Classical buildings belong to a broad family ranging from the small to the very large, from the modest to the opulent, and from the serious to the light-hearted. They are noted for their balance, symmetry, focus and hierarchy. As Alexander Tzonis and Liane Lefaivre noted in ‘Classical Architecture, The Poetics of Order’, what are thought of cynically as the ‘rules’ of classicism are proscriptive, not prescriptive. They do not direct action but constrain it. Instead of telling us what to do they tell us what not to. This explains why so many new classical formal arrangements have been, and will continue to be, created.

Elevation of Gainsborough Gallery by student Peter Folland

Classical architecture offers some useful certainties such as the five orders, which can be learnt along with a glossary of terms and compositional and tectonic principles, giving students enormous confidence. This learning becomes an armature within which to make decisions in the design of buildings and, critically, the application of the classical language of architecture requires judgement; a response which is informed and framed, but which nonetheless may be intuitive.
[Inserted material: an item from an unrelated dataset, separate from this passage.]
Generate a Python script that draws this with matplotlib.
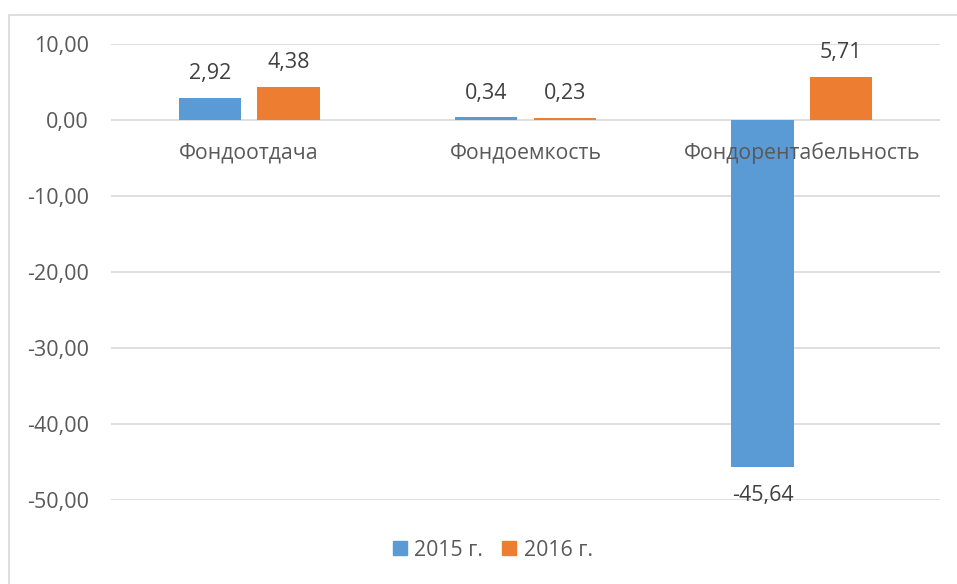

In this teaching, we have learnt two important lessons that have informed our own practice – and neither directly involves the orders. One is an approach to composition, primarily of space and volume. This concerns the building in its entirety: its context, massing and interior arrangements, but also its facades, which occupy space and volume too.

Facade study of City of London Liver Hall project by Joseph Manuel

The other is a liberation from the crude conceptual and tectonic principle of ‘honesty’ which – as architects and students after modernism – we had felt obliged to observe. A facade really doesn’t have to reflect the functions of the rooms it shelters, as a stroll through London’s Fitzrovia, for example, makes clear.
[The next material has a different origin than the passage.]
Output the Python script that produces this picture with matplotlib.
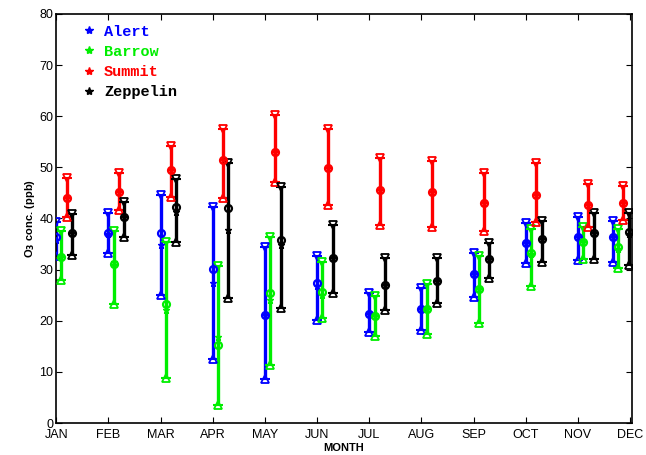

This freedom also applies to rooms: each room at John Soane’s Bank of England is a perfectly composed world within an imperfect site, laid out according to its own terms and relating to adjacent rooms only in as much as a direct opening to them is accommodated. A classical building is not meekly contextual but a statement of ideals; when these ideals face inevitable constraints, surprising and delightful spaces can result.

Study of Thorvaldsens Museum by Will Creech

While we hope to share with students what we have learned from classical architecture, we do not assume that they will go on to practice in that idiom. Indeed, part of the ethos of our studio is to break away from that ‘us and them’ approach; all good architecture deals positively with users and communities, budgets, site contexts and materials, at all scales. Some of our students are initially concerned that they will be pigeonholed in their later pursuit of work, but in fact our graduates are successful in finding jobs in all sorts of offices, and report to us that employers of all stripes appreciate the rigour and purpose of their thesis projects.